Мы также начали учить латынь, и учитель нам достался не совсем заурядный. Леониду Михайловичу Осипову было лет под семьдесят. Это был небольшого роста круглый лысый старик, обладавший необычайно широкими познаниями и вспыльчивым нравом. Латинский язык он обожал и требовал, чтобы мы зубрили всю грамматику, пословицы и т. п. Если кто-то отвечал плохо, лицо Осипова наливалось кровью, он стучал кулаком по столу и кричал что-нибудь вроде: «Плохо, Перепелкина! Отвратительно! Это же дурой надо быть, чтобы такое напутать!» — «Леонид Михайлович, извините, но я вчера смогла выучить только английский, потому что…» — «Английский! К черту мне нужен ваш английский язык! К черту!» Всем было очень страшно при вспышках его гнева, поэтому мы часто заранее придумывали, чем его «заговорить». В соседней группе случайно возникла тема об индейцах, и он увлекся так, что целый час рассказывал о разных племенах и даже о способах скальпирования. Он прекрасно знал историю и литературу, и чаще всего мы выводили его на эти темы. Самое большое удовольствие мы получили, когда Леля Новикова принесла на урок альбом своей бабушки. Леонид Михайлович был в восторге, сказал, что альбом этот стоит тысячи рублей, и стал рассказывать нам обо всех людях, чьи подписи он там нашел. В большинстве своем это были вовсе незнакомые нам писатели, поэты, художники и юристы начала века, а он всех их знал, цитировал, рассказывал нам об их жизни. Мы очень жалели, что он ведет у нас латынь, а не литературу, например. И мы прощали ему все его гневные выходки. У этого человека было две жены. Одна — тонкая, высокая, аристократической внешности — была бывшая балерина, на которой его родители не разрешили ему жениться в молодости. Она иногда приходила в институт, и приносила ему чай в термосе и бутерброды в мешочке, и непременно всегда встречала его у выхода, чтобы проводить до дома в Сивцевом Вражке, где он жил. С ней он общался духовно. Другая была женщиной попроще, она была его женой
Когда ему исполнилось семьдесят лет, он вступил в партию. Мы тогда были на четвертом курсе. Говорили, что при вступлении он произнес блестящую патриотическую речь с цитатами на латыни.

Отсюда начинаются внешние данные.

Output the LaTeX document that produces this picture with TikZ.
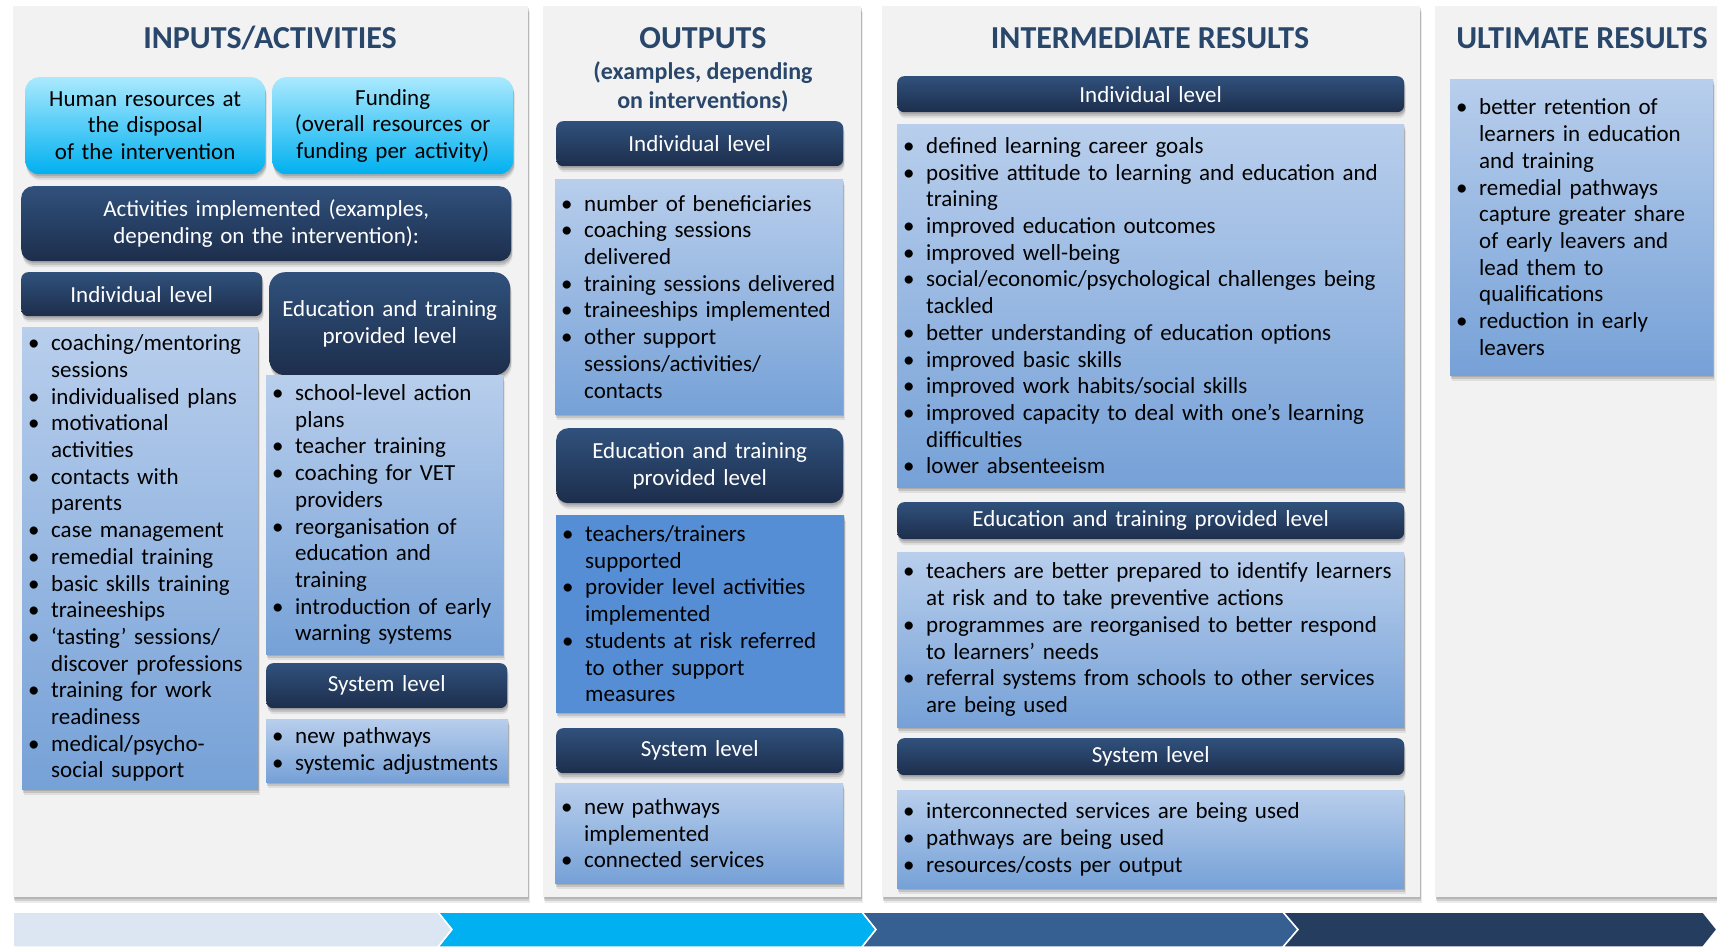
\documentclass[tikz,border=0pt]{standalone}
\usepackage{fontspec}
\setmainfont{Carlito}
\usetikzlibrary{shadows}

\definecolor{panelgray}{RGB}{242,242,242}
\definecolor{titleblue}{RGB}{41,70,107}
\definecolor{hdtop}{RGB}{48,81,124}
\definecolor{hdbot}{RGB}{29,46,76}
\definecolor{bltop}{RGB}{184,206,236}
\definecolor{blbot}{RGB}{118,161,215}
\definecolor{cytop}{RGB}{170,233,254}
\definecolor{cybot}{RGB}{0,176,240}
\definecolor{midblue}{RGB}{85,142,213}
\definecolor{arrA}{RGB}{220,230,242}
\definecolor{arrB}{RGB}{0,176,240}
\definecolor{arrC}{RGB}{54,96,146}
\definecolor{arrD}{RGB}{37,62,95}

% bullet line with hanging indent
\newlength{\bind}\setlength{\bind}{29pt}
\newcommand{\blt}[1]{\noindent\hangindent=\bind\hangafter=1\makebox[\bind][l]{\hspace{6pt}\textbullet}#1\par}

\begin{document}
\begin{tikzpicture}[x=1pt,y=-1pt,
    every node/.style={font=\fontsize{23}{26.7}\selectfont},
    shd/.style={drop shadow={shadow xshift=1pt,shadow yshift=-2pt,opacity=.12,fill=black},
        drop shadow={shadow xshift=1pt,shadow yshift=-4pt,opacity=.12,fill=black},
        drop shadow={shadow xshift=1.5pt,shadow yshift=-6pt,opacity=.08,fill=black}},
    panel/.style={anchor=north west,fill=panelgray,inner sep=0pt,shd},
    ttl/.style={text=titleblue,font=\fontsize{32}{38}\selectfont\bfseries},
    hdr/.style={anchor=north west,inner sep=0pt,align=center,text=white,rounded corners=7pt,
        top color=hdtop,bottom color=hdbot,shd},
    inbox/.style={anchor=north west,inner sep=0pt,align=center,rounded corners=14pt,
        top color=cytop,bottom color=cybot,shd},
    lst/.style={anchor=north west,inner sep=0pt,align=left,top color=bltop,bottom color=blbot,shd},
    chev/.style={draw=white,line width=1.5pt}]
  \useasboundingbox (0,0) rectangle (1717,947);

  % columns
  \node[panel,minimum width=515pt,minimum height=891pt] (p1) at (13,6) {};
  \node[panel,minimum width=318pt,minimum height=891pt] (p2) at (543,6) {};
  \node[panel,minimum width=538pt,minimum height=891pt] (p3) at (882,6) {};
  \node[panel,minimum width=300pt,minimum height=891pt] (p4) at (1435,6) {};

  % inputs / activities
  \node[ttl] (t1) at (270,38) {INPUTS/ACTIVITIES};
  \node[inbox,text width=240pt,minimum height=97pt] (hum) at (25,77)
    {Human resources at\\the disposal\\of the intervention};
  \node[inbox,text width=241pt,minimum height=97pt] (fund) at (272,77)
    {Funding\\(overall resources or\\funding per activity)};
  \node[hdr,text width=490pt,minimum height=75pt,rounded corners=12pt] (act) at (21,186)
    {Activities implemented (examples,\\depending on the intervention):};
  \node[hdr,text width=241pt,minimum height=44pt] (aind) at (21,272) {Individual level};
  \node[hdr,text width=241pt,minimum height=103pt,rounded corners=16pt] (aedu) at (269,272)
    {Education and training\\provided level};
  \node[lst,text width=236pt,minimum height=462pt] (aindl) at (22,327) {%
    \blt{coaching/mentoring\newline sessions}
    \blt{individualised plans}
    \blt{motivational\newline activities}
    \blt{contacts with\newline parents}
    \blt{case management}
    \blt{remedial training}
    \blt{basic skills training}
    \blt{traineeships}
    \blt{‘tasting’ sessions/\newline discover professions}
    \blt{training for work\newline readiness}
    \blt{medical/psycho-\newline social support}};
  \node[lst,text width=237pt,minimum height=279pt] (aedul) at (266,375) {%
    \blt{school-level action\newline plans}
    \blt{teacher training}
    \blt{coaching for VET\newline providers}
    \blt{reorganisation of\newline education and\newline training}
    \blt{introduction of early\newline warning systems}};
  \node[hdr,text width=241pt,minimum height=45pt] (asys) at (266,663) {System level};
  \node[lst,text width=242pt,minimum height=63pt] (asysl) at (266,719) {%
    \blt{new pathways}
    \blt{systemic adjustments}};

  % outputs
  \node[ttl] (t2) at (703,38) {OUTPUTS};
  \node[text=titleblue,align=center,font=\fontsize{24}{29}\selectfont\bfseries] (t2s) at (703,87)
    {(examples, depending\\on interventions)};
  \node[hdr,text width=287pt,minimum height=45pt] (oind) at (556,121) {Individual level};
  \node[lst,text width=288pt,minimum height=235pt] (oindl) at (555,179) {%
    \blt{number of beneficiaries}
    \blt{coaching sessions\newline delivered}
    \blt{training sessions delivered}
    \blt{traineeships implemented}
    \blt{other support\newline sessions/activities/\newline contacts}};
  \node[hdr,text width=287pt,minimum height=75pt,rounded corners=12pt] (oedu) at (556,428)
    {Education and training\\provided level};
  \node[lst,fill=midblue,top color=midblue,bottom color=midblue,text width=288pt,minimum height=197pt] (oedul) at (556,515) {%
    \blt{teachers/trainers\newline supported}
    \blt{provider level activities\newline implemented}
    \blt{students at risk referred\newline to other support\newline measures}};
  \node[hdr,text width=287pt,minimum height=45pt] (osys) at (556,728) {System level};
  \node[lst,text width=288pt,minimum height=100pt] (osysl) at (555,783) {%
    \blt{new pathways\newline implemented}
    \blt{connected services}};

  % intermediate results
  \node[ttl] (t3) at (1150,38) {INTERMEDIATE RESULTS};
  \node[hdr,text width=507pt,minimum height=36pt] (iind) at (897,76) {Individual level};
  \node[lst,text width=507pt,minimum height=363pt] (iindl) at (897,124) {%
    \blt{defined learning career goals}
    \blt{positive attitude to learning and education and\newline training}
    \blt{improved education outcomes}
    \blt{improved well-being}
    \blt{social/economic/psychological challenges being\newline tackled}
    \blt{better understanding of education options}
    \blt{improved basic skills}
    \blt{improved work habits/social skills}
    \blt{improved capacity to deal with one’s learning\newline difficulties}
    \blt{lower absenteeism}};
  \node[hdr,text width=507pt,minimum height=37pt] (iedu) at (897,502) {Education and training provided level};
  \node[lst,text width=507pt,minimum height=175pt] (iedul) at (897,552) {%
    \blt{teachers are better prepared to identify learners\newline at risk and to take preventive actions}
    \blt{programmes are reorganised to better respond\newline to learners’ needs}
    \blt{referral systems from schools to other services\newline are being used}};
  \node[hdr,text width=507pt,minimum height=37pt] (isys) at (897,738) {System level};
  \node[lst,text width=507pt,minimum height=98pt] (isysl) at (897,790) {%
    \blt{interconnected services are being used}
    \blt{pathways are being used}
    \blt{resources/costs per output}};

  % ultimate results
  \node[ttl] (t4) at (1582,38) {ULTIMATE RESULTS};
  \node[lst,text width=263pt,minimum height=296pt] (ultl) at (1450,79) {%
    \blt{better retention of\newline learners in education\newline and training}
    \blt{remedial pathways\newline capture greater share\newline of early leavers and\newline lead them to\newline qualifications}
    \blt{reduction in early\newline leavers}};

  % arrow band
  \filldraw[chev,fill=arrA] (13,912) -- (438,912) -- (452,929.5) -- (438,947) -- (13,947) -- cycle;
  \filldraw[chev,fill=arrB] (438,912) -- (862,912) -- (876,929.5) -- (862,947) -- (438,947) -- (452,929.5) -- cycle;
  \filldraw[chev,fill=arrC] (862,912) -- (1283,912) -- (1298,929.5) -- (1283,947) -- (862,947) -- (876,929.5) -- cycle;
  \filldraw[chev,fill=arrD] (1283,912) -- (1703,912) -- (1717,929.5) -- (1703,947) -- (1283,947) -- (1298,929.5) -- cycle;
\end{tikzpicture}
\end{document}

Из новых предметов мне очень понравилась психология и то, как читает этот предмет В. А. Артемов. Я не пропускала ни одной из его блестящих лекций, звучавших как импровизации, но на самом деле тщательно продуманных.
В группе я в это время подружилась с Наташей Косачевой. Даже скорее не подружилась, а влюбилась в нее, как когда-то в Тамару Львову. То есть я ревновала ее к другим девочкам, без конца обижалась на нее. Много у нас было с ней размолвок и ссор — все это исходило только от меня, и мне до сих пор горько и стыдно об этом вспоминать. Наташа была доброй и ласковой девушкой, она относилась ко мне ровно и спокойно, она меня тоже очень любила, притом, кажется, больше других своих подруг, но вовсе не собиралась из-за меня переставать общаться с ними.